Wednesday, October 10, 2012

(Performing) Work


            As noted in lecture and by Berlant, Time Out is a film focused on the middle, or, as Berlant puts it, “we begin and end in the middle of a story” (212). This is most obviously and viscerally represented in the film’s driving scenes—Vincent is coasting, constantly just moving along the road with, as we know, no pressing goals. Berlant maps Vincent as both in an impasse and as impassive. He is floating in the present (Jean-Michel makes this clear when he points out that Vincent’s scheme can only go on for so long), the impasse, and Berlant paints this as all the more affecting when, in her discussion of the film’s end, she notes that even when his “time out” is over and he has apparently begun to interview for a new career, he is still in an impasse, only now “he is no longer driving in spirals but in circles, in team meetings and modes of conviviality that fake optimism in the hope that eventually it will have to be worth it” (221). (Transcribing that sentence, I wanted to put “worth it” in scare quotes, which really speaks to just how circular that optimism is.) And his impassivity is in the repetition of the “mild theatricality” of his movements, of the “intimate spaces” he is trying to protect by not moving or allowing the event to take place (220). As the English title suggests, Vincent seems to be biding his time, holding something off.
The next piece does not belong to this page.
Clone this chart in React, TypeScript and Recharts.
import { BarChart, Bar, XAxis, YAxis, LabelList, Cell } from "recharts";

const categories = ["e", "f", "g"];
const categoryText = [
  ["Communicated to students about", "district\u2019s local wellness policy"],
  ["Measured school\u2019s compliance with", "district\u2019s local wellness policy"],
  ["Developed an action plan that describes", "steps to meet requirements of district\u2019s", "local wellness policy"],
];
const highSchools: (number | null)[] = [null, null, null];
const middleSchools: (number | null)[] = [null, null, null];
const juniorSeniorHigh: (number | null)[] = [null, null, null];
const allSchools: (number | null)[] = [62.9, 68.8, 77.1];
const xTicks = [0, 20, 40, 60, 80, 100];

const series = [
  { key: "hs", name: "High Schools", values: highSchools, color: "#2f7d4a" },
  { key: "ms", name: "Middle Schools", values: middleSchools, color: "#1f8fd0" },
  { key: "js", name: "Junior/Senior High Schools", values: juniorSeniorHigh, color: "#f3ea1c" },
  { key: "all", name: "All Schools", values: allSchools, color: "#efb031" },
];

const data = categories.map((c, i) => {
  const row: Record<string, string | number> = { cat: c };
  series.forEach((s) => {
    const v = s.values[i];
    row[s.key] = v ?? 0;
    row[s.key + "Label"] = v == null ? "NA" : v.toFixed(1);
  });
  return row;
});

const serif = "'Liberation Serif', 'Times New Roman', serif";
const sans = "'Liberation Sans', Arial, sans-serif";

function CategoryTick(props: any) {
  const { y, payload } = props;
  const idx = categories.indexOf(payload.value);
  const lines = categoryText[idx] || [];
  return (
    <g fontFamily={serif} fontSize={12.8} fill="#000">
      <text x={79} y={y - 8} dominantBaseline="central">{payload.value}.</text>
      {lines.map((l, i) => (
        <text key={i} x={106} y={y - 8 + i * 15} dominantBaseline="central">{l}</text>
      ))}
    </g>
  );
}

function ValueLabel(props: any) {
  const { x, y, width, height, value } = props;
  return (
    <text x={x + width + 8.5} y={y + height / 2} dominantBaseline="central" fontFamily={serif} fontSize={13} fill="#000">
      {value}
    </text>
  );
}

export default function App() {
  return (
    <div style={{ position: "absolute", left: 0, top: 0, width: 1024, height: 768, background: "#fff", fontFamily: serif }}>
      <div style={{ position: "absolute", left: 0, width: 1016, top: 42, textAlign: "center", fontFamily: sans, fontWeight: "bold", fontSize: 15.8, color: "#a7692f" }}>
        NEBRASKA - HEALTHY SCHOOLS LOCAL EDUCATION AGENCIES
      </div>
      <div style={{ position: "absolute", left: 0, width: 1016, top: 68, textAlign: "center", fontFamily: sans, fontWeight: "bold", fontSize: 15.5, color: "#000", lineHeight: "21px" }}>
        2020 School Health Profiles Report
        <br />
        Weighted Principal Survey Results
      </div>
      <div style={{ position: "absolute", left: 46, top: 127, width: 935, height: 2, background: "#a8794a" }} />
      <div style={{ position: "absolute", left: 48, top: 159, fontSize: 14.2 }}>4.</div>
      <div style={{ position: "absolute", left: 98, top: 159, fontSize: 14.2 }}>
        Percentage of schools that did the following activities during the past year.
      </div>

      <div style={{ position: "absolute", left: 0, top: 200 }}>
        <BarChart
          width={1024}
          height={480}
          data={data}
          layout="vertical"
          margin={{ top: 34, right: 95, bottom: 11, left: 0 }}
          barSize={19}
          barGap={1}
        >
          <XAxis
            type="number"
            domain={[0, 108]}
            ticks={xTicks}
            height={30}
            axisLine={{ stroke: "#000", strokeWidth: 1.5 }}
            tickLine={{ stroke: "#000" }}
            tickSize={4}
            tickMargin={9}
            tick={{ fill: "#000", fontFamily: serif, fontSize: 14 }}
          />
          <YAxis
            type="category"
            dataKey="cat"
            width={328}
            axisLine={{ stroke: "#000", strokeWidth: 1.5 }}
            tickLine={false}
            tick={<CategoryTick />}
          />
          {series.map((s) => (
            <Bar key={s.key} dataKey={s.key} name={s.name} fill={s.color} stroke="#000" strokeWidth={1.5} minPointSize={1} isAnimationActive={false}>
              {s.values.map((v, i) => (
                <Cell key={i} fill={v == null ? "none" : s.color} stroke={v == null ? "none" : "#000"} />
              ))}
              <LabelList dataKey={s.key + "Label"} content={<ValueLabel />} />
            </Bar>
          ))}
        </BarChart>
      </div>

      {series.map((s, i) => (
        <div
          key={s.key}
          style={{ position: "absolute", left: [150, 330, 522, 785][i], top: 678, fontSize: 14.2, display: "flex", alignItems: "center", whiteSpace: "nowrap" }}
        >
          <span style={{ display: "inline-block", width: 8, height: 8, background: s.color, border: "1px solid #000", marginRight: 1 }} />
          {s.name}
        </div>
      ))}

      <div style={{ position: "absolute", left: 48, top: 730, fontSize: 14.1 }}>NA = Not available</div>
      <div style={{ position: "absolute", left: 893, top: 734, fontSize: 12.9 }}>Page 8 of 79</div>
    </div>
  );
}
            The sense that Vincent is just ‘taking a break’ from life’s normal demands/responsibilities (I can’t think of an appropriate word right now that doesn’t evoke either a job or an expectation of progress) is reiterated throughout the film by the repeated images of action behind glass. Vincent seems to always be witnessing—through windows—“real life” being lived and acted on, or, alternately, simulations of real action. Early in the film, at the school fair (itself an almost blunt statement on the nature of capitalism, as these children buy and sell and can’t understand profit motives), Vincent and his wife argue outside. As they walk, in front of them there is a gym with glass walls where a Judo class is being taught. The young boys are sparring—fake fighting, fake action, practice for a crisis that will never happen. This sense is echoed when, later in the film, Vincent argues mildly with his son (after the son’s competition), with a roomful of adults sparring (behind a glass wall) between and behind them. These two scenes rhyme with the two office scenes—first, when Vincent finds a way into the UN office and walks through a hallway, looking in on “work” being done in the series of glass-walled offices and in the conference room (where he overhears what is basically jargon), and second when Vincent returns to his old office to confront Jeffrey and we witness silent work in the rooms before the inhabits notice their observer. These images of Vincent witnessing real work/action from the other side of a glass not only illustrate his state relative to them. Their visual pairing—the sparring with the office work—seems to imply that they are not so different, and thus that Vincent’s charade of office work is, also, not very far from what those people in the offices were doing.